= Robert Kayser =

Robert Kayser (born 15 January 1805 in Naumburg; died 27 October 1877 in Hamburg) was a Hamburg industrialist and banker.

As a young man Kayser travelled to Chile in 1829 to seek his fortune where, after a while, he went into partnership with Max Theodor Hayn to found the firm Kayser, Hayn & Co. in Mazatlán. In 1839 he came back to Hamburg. In 1843 Kayser and Hayn, together with their friend Kunhardt, founded a firm in Valparaíso which foundered in 1849; in the same year Kayser, Hayn & Co. in Mazatlán was dissolved. In 1846 Kayser and his business partners founded the Firm Kunhardt, Kayser & Hayn in Hamburg, which was renamed Kayser & Hayn after Kunhardt's death in 1850. Hayn left the firm in 1854 and the firm was known as Robert Kayser until 1865. Kayser was among the founders in 1856 of the Norddeutsche Bank and was one of its leading lights, putting up founding capital of 500.000 Marks.

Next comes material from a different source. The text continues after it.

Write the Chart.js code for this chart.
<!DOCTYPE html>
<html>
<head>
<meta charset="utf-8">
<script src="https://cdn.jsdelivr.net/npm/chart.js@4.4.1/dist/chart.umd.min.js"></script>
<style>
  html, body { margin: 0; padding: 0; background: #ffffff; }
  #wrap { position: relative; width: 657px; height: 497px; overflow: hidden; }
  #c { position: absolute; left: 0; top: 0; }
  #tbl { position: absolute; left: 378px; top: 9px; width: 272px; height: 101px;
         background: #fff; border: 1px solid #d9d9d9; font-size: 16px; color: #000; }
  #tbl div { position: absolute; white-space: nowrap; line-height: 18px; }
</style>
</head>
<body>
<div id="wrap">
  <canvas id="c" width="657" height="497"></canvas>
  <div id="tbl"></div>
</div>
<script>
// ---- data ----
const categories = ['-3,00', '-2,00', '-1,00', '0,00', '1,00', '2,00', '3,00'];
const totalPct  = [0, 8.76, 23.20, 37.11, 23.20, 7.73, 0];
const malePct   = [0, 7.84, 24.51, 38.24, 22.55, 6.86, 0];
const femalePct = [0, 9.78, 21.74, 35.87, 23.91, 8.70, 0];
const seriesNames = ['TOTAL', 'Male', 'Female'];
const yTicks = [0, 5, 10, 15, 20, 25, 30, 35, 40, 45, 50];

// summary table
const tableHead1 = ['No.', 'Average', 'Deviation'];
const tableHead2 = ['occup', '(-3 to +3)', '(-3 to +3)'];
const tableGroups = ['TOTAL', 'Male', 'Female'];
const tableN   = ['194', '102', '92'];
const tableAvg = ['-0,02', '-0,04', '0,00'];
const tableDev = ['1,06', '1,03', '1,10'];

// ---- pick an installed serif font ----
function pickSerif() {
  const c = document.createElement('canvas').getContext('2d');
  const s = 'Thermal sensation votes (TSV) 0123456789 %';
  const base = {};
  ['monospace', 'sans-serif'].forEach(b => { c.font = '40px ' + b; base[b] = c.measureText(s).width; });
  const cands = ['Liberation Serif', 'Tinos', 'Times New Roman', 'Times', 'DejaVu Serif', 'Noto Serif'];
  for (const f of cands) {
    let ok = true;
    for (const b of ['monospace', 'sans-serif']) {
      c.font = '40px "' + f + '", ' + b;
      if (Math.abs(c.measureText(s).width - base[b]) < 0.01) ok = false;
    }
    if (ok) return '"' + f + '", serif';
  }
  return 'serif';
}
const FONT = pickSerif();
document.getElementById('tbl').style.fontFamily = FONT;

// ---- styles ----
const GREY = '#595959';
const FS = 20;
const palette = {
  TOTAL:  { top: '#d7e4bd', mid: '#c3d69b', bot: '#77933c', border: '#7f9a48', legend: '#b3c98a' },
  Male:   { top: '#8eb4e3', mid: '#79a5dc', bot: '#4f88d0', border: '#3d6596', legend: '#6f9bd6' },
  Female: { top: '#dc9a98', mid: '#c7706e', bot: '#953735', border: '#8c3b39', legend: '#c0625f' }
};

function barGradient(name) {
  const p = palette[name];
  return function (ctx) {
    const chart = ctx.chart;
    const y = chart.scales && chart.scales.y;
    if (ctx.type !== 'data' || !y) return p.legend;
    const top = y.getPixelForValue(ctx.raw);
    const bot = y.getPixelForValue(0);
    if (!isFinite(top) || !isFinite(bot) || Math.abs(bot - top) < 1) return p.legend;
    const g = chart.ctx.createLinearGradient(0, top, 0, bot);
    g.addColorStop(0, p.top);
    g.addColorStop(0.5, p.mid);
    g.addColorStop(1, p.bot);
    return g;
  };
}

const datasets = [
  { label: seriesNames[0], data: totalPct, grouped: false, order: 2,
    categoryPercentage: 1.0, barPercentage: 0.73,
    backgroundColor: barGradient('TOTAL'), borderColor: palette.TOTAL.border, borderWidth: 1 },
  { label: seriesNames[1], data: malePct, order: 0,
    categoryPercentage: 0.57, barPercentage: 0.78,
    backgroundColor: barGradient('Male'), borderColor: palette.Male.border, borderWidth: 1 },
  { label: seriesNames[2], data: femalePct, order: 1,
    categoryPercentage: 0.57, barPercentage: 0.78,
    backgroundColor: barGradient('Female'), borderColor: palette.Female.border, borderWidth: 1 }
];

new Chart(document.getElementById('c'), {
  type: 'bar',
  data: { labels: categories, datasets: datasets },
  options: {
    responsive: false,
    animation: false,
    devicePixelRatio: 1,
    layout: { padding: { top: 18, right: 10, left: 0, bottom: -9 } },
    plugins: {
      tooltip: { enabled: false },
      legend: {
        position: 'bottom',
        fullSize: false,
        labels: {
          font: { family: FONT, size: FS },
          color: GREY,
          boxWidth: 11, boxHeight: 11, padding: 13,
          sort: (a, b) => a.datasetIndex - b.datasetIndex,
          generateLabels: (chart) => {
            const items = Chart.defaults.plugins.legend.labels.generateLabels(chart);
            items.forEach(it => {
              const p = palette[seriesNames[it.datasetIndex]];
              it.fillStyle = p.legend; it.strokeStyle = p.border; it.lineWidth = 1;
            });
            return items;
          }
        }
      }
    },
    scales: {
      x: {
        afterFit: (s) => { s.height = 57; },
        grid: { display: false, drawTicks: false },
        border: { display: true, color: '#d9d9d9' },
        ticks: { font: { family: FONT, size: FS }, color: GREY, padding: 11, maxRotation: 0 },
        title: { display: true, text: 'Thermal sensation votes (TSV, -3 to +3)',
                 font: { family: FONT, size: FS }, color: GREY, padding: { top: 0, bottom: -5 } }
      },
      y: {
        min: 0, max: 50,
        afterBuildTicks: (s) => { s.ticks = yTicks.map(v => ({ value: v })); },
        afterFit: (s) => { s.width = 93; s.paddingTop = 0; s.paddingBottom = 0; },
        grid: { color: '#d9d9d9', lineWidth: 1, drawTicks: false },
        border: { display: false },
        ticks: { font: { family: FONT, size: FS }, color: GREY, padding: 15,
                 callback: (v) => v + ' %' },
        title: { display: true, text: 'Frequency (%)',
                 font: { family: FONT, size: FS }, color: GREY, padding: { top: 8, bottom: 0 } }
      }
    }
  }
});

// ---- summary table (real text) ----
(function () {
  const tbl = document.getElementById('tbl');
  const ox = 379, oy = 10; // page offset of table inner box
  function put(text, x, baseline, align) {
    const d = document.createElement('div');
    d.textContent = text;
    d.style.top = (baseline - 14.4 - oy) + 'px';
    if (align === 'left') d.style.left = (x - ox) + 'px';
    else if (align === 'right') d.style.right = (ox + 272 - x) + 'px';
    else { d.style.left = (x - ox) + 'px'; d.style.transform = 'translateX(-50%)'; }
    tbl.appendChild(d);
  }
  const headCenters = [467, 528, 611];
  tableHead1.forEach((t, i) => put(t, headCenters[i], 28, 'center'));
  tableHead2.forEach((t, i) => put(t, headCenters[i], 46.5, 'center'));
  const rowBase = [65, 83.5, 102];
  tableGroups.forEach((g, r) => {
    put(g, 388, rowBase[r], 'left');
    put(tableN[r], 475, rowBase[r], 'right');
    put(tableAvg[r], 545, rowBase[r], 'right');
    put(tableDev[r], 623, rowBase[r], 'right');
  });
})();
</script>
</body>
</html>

He belonged to the board of Norddeutsche Bank from 1856 to 1877.

From 1850, Kayser belonged to the Chamber of Commerce of which he was president in 1856. He was also a member of the Hamburg Bürgerschaft (parliament) from 1859 to 1868 and from 1871 to 1877.

His daughter Cornelia was married to Rittmeister Vally von Blumenthal.